> Your objective:
In the listing below, locate the lines that hold the string "matplotlib". Copy those lines.

> Stored data:
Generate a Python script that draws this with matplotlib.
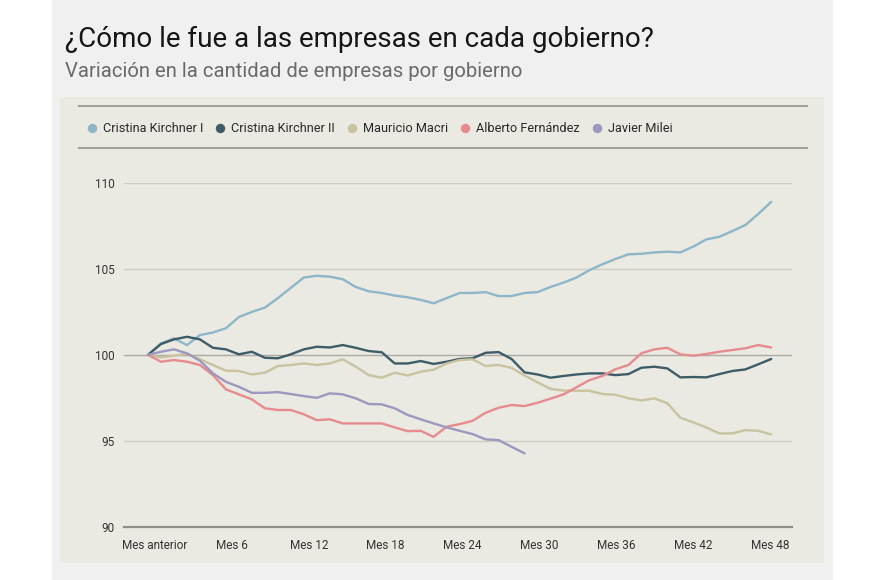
import matplotlib
matplotlib.use("Agg")
import matplotlib.pyplot as plt
from matplotlib.patches import Rectangle
from matplotlib.lines import Line2D
import numpy as np

plt.rcParams['font.family'] = ['Roboto', 'DejaVu Sans']

# ---------------- data ----------------
title = "¿Cómo le fue a las empresas en cada gobierno?"
subtitle = "Variación en la cantidad de empresas por gobierno"

series_names = ["Cristina Kirchner I", "Cristina Kirchner II", "Mauricio Macri",
                "Alberto Fernández", "Javier Milei"]
series_colors = ["#8db6c8", "#3e5c68", "#c9c39f", "#e68c8f", "#9d98bd"]

ck1 = [100, 100.67, 100.96, 100.57, 101.15, 101.3, 101.55, 102.2, 102.5, 102.75,
       103.3, 103.9, 104.5, 104.6, 104.55, 104.4, 103.95, 103.7, 103.6, 103.45,
       103.35, 103.2, 103.0, 103.3, 103.6, 103.6, 103.65, 103.42, 103.42, 103.6,
       103.65, 103.95, 104.2, 104.5, 104.93, 105.27, 105.58, 105.85, 105.88, 105.96,
       106.0, 105.96, 106.3, 106.72, 106.87, 107.2, 107.55, 108.2, 108.9]
ck2 = [100, 100.63, 100.9, 101.05, 100.9, 100.41, 100.32, 100.03, 100.18, 99.83,
       99.8, 100.03, 100.32, 100.47, 100.43, 100.57, 100.41, 100.22, 100.15, 99.5,
       99.5, 99.64, 99.47, 99.6, 99.76, 99.8, 100.12, 100.16, 99.76, 98.98,
       98.86, 98.67, 98.77, 98.86, 98.92, 98.92, 98.82, 98.88, 99.25, 99.31,
       99.21, 98.69, 98.71, 98.69, 98.88, 99.06, 99.15, 99.45, 99.76]
macri = [100, 99.85, 99.95, 100.07, 99.74, 99.41, 99.08, 99.06, 98.86, 98.96,
         99.35, 99.41, 99.5, 99.41, 99.5, 99.74, 99.31, 98.82, 98.67, 98.96,
         98.8, 99.02, 99.14, 99.5, 99.7, 99.74, 99.35, 99.41, 99.24, 98.8,
         98.4, 98.02, 97.92, 97.91, 97.91, 97.72, 97.68, 97.47, 97.35, 97.47,
         97.18, 96.34, 96.07, 95.78, 95.43, 95.43, 95.62, 95.58, 95.37]
fernandez = [100, 99.6, 99.7, 99.6, 99.41, 98.82, 97.99, 97.7, 97.41, 96.89,
             96.79, 96.79, 96.54, 96.2, 96.25, 96.01, 96.01, 96.01, 96.01, 95.78,
             95.56, 95.58, 95.23, 95.82, 95.97, 96.16, 96.63, 96.92, 97.08, 97.02,
             97.21, 97.45, 97.7, 98.11, 98.53, 98.77, 99.16, 99.41, 100.09, 100.32,
             100.41, 100.03, 99.95, 100.05, 100.18, 100.28, 100.38, 100.57, 100.43]
milei = [100, 100.18, 100.32, 100.09, 99.66, 98.92, 98.43, 98.14, 97.79, 97.79,
         97.83, 97.72, 97.6, 97.5, 97.76, 97.7, 97.47, 97.14, 97.12, 96.89,
         96.5, 96.25, 96.01, 95.78, 95.58, 95.39, 95.08, 95.04, 94.65, 94.27]

series_values = [ck1, ck2, macri, fernandez, milei]

tick_labels = ["Mes anterior", "Mes 6", "Mes 12", "Mes 18", "Mes 24",
               "Mes 30", "Mes 36", "Mes 42", "Mes 48"]
y_ticks = [90, 95, 100, 105, 110]

# ---------------- layout helpers ----------------
W, H = 870, 580
def fx(px):
    return px / W
def fy(py):
    return 1 - py / H

fig = plt.figure(figsize=(8.7, 5.8), dpi=100, facecolor="white")

# background panels
fig.patches.append(Rectangle((fx(52), 0), fx(833) - fx(52), 1, transform=fig.transFigure,
                             facecolor="#f0f0f0", edgecolor="none", zorder=-10))
fig.patches.append(Rectangle((fx(60), fy(563)), fx(824) - fx(60), fy(97) - fy(563),
                             transform=fig.transFigure, facecolor="#eae9e2",
                             edgecolor="none", zorder=-9))

# title / subtitle
fig.text(fx(65), fy(47), title, fontsize=20, color="#161616", va="baseline", ha="left")
fig.text(fx(65), fy(77), subtitle, fontsize=14.6, color="#6a6a6a", va="baseline", ha="left")

# legend rules
for yy in (106, 148):
    fig.add_artist(Line2D([fx(79), fx(807)], [fy(yy), fy(yy)], transform=fig.transFigure,
                          color="#9e9e97", lw=1.4))

# ---------------- axes ----------------
ax = fig.add_axes([fx(124), fy(526.7), fx(792) - fx(124), fy(183) - fy(526.7)])
ax.patch.set_alpha(0)
ax.set_ylim(90, 110)
ax.set_xlim(-1.85, 49.6)
for s in ax.spines.values():
    s.set_visible(False)

for v in (95, 105, 110):
    ax.axhline(v, color="#cdccc5", lw=1.0, zorder=1)
ax.axhline(100, color="#aaa9a2", lw=1.0, zorder=1)
ax.axhline(90, color="#8f8f89", lw=1.6, zorder=1, clip_on=False)

ax.set_yticks(y_ticks)
ax.set_yticklabels([str(t) for t in y_ticks])
ax.set_xticks(np.linspace(0.55, 47.9, len(tick_labels)))
ax.set_xticklabels(tick_labels)
ax.tick_params(axis="y", length=0, pad=7, labelsize=8.5, labelcolor="#333333")
ax.tick_params(axis="x", length=0, pad=9, labelsize=8.5, labelcolor="#333333")

for name, vals, col in zip(series_names, series_values, series_colors):
    ax.plot(np.arange(len(vals)), vals, color=col, lw=1.7, solid_joinstyle="round",
            solid_capstyle="round", clip_on=False, zorder=3, label=name)

# ---------------- legend (manual) ----------------
renderer = fig.canvas.get_renderer()
x = 92
for name, col in zip(series_names, series_colors):
    fig.add_artist(Line2D([fx(x)], [fy(128)], transform=fig.transFigure, marker="o",
                          markersize=6.8, markerfacecolor=col, markeredgecolor="none",
                          linestyle="none"))
    t = fig.text(fx(x + 11), fy(128), name, fontsize=9.2, color="#2a2a2a",
                 va="center", ha="left")
    w = t.get_window_extent(renderer).width
    x = x + 11 + w + 17

fig.savefig("out.png", dpi=100, facecolor="white")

> Result for this task:
Generate a Python script that draws this with matplotlib.
import matplotlib
matplotlib.use("Agg")
import matplotlib.pyplot as plt
from matplotlib.patches import Rectangle
from matplotlib.lines import Line2D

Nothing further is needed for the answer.